■ PROBLEM TO WORK ON ■
Leave out all pictures and give back precisely the lines from the line with "Generate a component" to the line with "Chart.register(...registerables);", including those two lines.

■ MATERIAL ■
# # # # #

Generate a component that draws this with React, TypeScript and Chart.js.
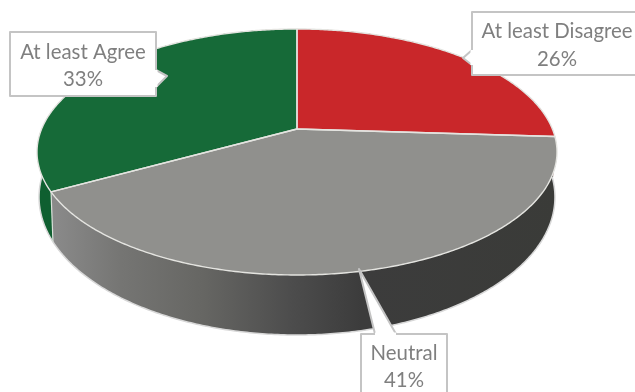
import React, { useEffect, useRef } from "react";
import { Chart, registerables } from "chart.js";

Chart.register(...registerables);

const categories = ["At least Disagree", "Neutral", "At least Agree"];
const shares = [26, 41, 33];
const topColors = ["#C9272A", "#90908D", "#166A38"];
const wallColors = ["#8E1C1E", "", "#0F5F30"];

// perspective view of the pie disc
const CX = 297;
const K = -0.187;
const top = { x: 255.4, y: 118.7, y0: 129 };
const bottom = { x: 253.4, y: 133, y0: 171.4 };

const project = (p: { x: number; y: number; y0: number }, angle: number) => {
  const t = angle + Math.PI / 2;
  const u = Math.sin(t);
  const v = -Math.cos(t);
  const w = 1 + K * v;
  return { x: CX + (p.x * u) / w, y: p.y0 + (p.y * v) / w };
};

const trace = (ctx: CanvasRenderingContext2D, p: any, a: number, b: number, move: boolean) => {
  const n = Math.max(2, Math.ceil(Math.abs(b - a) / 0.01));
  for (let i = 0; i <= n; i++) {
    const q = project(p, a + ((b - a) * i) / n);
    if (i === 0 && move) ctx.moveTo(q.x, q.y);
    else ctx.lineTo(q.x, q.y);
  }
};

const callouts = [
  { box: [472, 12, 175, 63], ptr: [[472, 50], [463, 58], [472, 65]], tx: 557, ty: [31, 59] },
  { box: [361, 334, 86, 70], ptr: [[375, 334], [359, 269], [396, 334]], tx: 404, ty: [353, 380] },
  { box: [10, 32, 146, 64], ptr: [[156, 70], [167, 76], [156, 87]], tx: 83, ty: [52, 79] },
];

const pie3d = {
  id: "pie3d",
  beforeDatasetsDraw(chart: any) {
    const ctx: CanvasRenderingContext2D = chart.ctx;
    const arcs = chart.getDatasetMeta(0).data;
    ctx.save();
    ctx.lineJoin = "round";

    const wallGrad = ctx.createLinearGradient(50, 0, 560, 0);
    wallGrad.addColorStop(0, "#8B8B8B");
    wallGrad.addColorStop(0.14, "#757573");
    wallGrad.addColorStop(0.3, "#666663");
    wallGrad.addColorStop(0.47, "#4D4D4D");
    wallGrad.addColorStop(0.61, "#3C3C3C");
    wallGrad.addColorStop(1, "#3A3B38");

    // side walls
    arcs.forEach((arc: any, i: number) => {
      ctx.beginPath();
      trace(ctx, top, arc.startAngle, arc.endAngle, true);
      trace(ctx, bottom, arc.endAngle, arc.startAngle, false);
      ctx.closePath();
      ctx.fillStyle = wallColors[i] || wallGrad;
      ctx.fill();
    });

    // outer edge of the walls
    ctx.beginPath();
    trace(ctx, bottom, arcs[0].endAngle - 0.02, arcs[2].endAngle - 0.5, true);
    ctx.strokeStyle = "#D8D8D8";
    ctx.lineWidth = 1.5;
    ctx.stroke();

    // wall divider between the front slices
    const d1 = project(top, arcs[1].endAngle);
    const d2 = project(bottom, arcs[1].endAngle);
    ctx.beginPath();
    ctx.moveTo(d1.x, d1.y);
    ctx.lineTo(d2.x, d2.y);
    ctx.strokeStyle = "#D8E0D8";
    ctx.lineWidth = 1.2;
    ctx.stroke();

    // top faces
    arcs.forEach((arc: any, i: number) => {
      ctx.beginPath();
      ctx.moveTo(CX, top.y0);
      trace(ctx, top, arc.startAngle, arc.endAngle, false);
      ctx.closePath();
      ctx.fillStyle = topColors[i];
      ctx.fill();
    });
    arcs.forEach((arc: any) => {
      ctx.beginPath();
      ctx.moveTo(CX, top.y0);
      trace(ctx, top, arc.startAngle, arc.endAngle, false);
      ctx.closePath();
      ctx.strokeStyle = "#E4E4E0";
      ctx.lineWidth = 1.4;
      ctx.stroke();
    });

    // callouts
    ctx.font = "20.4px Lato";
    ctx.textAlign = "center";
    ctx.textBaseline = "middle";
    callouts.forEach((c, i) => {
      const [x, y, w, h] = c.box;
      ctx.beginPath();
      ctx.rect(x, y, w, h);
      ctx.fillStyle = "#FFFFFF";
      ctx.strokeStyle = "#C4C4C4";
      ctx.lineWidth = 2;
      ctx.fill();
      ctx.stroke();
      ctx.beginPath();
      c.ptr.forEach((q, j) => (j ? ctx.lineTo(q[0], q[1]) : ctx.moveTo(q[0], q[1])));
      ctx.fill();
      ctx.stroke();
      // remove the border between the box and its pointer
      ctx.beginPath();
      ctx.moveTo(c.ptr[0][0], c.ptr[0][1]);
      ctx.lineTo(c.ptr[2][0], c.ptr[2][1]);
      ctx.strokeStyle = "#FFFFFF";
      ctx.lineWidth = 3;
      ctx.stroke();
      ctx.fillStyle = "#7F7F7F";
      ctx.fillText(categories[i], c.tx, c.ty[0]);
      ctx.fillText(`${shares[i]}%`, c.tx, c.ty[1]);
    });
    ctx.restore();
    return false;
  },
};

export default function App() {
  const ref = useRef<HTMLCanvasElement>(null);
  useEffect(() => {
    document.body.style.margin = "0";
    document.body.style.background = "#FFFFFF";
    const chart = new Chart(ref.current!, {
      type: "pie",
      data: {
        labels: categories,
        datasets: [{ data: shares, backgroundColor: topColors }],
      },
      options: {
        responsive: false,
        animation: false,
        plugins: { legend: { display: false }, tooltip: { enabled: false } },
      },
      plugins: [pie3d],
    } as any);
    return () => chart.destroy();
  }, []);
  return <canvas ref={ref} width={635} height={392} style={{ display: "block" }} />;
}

# # # # #

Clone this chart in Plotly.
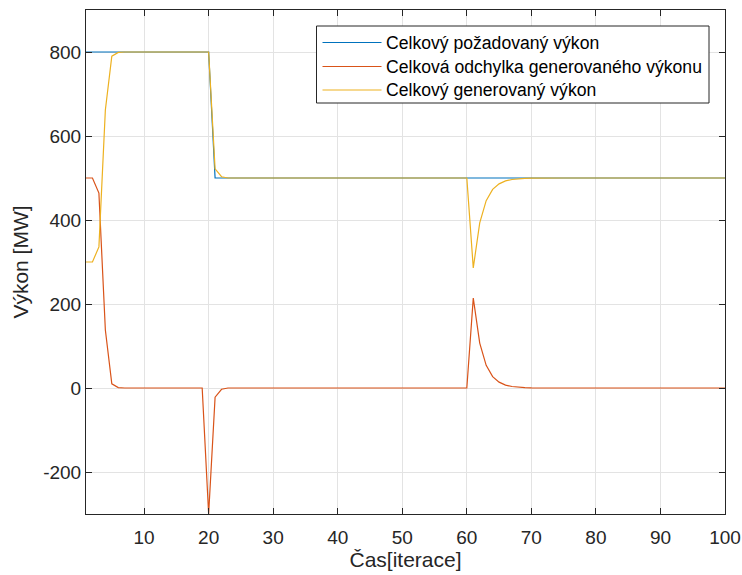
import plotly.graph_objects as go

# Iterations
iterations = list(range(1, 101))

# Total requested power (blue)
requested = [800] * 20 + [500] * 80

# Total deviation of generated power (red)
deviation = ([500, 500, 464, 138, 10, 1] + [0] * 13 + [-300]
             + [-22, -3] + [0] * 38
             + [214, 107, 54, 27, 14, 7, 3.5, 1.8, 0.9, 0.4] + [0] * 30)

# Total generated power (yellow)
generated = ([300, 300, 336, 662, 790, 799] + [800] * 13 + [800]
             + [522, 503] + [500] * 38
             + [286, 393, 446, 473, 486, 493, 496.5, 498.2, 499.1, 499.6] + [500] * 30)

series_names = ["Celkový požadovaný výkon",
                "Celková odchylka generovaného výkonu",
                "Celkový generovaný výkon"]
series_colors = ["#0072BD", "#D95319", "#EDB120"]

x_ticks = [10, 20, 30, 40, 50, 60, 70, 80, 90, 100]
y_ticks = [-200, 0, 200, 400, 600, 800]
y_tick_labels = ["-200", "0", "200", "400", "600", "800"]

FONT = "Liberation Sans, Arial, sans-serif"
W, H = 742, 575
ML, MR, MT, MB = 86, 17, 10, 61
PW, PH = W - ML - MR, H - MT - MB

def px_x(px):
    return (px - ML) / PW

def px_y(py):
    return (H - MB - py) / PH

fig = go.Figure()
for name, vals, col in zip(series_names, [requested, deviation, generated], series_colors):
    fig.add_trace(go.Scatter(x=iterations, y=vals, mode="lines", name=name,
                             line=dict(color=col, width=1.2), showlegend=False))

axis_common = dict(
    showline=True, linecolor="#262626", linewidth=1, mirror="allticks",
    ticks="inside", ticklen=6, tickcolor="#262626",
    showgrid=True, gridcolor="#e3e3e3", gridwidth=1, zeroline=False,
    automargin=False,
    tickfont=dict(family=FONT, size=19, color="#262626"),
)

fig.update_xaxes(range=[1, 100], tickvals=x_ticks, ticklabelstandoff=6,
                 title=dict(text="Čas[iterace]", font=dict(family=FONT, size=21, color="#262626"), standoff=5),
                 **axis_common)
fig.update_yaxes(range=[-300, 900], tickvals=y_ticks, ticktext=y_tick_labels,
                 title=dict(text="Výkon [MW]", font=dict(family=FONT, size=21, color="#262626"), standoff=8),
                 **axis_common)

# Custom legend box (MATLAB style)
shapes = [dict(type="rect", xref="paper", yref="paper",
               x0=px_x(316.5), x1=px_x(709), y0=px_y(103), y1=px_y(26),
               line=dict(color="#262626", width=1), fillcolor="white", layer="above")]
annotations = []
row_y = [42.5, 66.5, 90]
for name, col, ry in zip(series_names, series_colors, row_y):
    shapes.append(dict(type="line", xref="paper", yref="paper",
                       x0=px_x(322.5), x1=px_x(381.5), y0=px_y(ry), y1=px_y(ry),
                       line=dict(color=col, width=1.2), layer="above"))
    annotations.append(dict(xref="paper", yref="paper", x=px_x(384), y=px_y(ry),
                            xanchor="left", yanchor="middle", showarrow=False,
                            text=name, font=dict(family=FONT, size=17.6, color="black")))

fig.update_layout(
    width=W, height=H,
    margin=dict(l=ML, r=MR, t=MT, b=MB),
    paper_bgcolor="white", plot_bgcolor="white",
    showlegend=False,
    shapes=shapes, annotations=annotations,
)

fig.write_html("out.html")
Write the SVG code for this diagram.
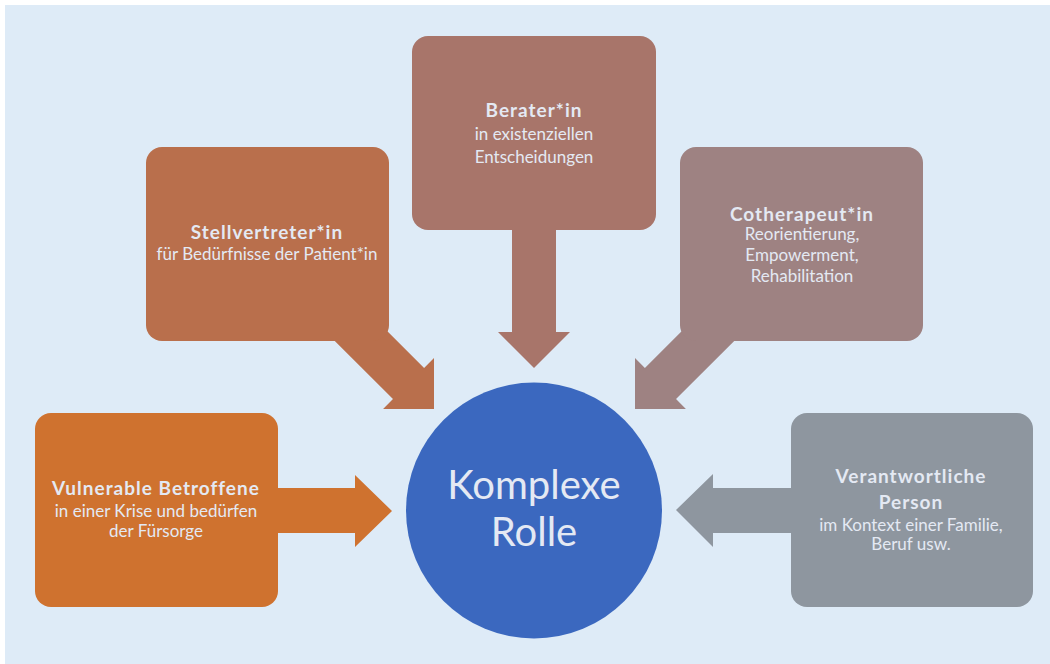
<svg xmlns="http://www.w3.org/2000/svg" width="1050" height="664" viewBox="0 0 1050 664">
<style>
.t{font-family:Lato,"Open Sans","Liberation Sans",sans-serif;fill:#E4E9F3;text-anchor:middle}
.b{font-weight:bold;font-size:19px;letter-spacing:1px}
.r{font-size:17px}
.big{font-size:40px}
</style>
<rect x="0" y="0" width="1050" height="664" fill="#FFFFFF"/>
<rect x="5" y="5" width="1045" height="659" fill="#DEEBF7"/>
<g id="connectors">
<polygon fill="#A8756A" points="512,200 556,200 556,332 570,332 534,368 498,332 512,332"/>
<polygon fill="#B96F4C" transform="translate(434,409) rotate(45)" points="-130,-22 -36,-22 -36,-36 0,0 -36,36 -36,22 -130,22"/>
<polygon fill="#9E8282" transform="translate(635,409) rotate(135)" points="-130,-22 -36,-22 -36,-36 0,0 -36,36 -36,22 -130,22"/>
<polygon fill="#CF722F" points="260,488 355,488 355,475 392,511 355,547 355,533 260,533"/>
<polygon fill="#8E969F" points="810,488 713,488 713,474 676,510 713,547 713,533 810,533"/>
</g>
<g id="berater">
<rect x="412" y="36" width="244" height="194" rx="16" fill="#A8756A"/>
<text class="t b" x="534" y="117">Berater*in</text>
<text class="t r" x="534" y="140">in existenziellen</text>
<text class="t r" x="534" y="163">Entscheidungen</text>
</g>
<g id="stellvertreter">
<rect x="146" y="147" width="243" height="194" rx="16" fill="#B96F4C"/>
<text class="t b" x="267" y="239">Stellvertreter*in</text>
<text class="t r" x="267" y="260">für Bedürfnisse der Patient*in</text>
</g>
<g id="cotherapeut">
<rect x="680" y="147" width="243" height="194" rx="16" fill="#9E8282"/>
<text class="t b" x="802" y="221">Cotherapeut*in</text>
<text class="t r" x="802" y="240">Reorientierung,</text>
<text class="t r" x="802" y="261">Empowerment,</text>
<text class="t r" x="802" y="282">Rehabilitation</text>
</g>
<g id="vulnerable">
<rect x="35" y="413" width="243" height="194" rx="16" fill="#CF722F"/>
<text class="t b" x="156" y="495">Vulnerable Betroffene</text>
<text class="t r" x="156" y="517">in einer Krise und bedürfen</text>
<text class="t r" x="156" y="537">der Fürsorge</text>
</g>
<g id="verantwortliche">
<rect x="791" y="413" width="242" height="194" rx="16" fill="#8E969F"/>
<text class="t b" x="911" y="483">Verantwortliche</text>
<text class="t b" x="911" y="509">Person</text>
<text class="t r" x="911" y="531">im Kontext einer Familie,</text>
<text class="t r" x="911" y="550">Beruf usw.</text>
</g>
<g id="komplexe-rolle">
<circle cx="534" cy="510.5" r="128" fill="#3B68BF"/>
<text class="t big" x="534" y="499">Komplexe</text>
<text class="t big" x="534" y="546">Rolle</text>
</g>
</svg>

# # # # #

■ ANSWER FOR THE TASK ■
Generate a component that draws this with React, TypeScript and Chart.js.
import React, { useEffect, useRef } from "react";
import { Chart, registerables } from "chart.js";

Chart.register(...registerables);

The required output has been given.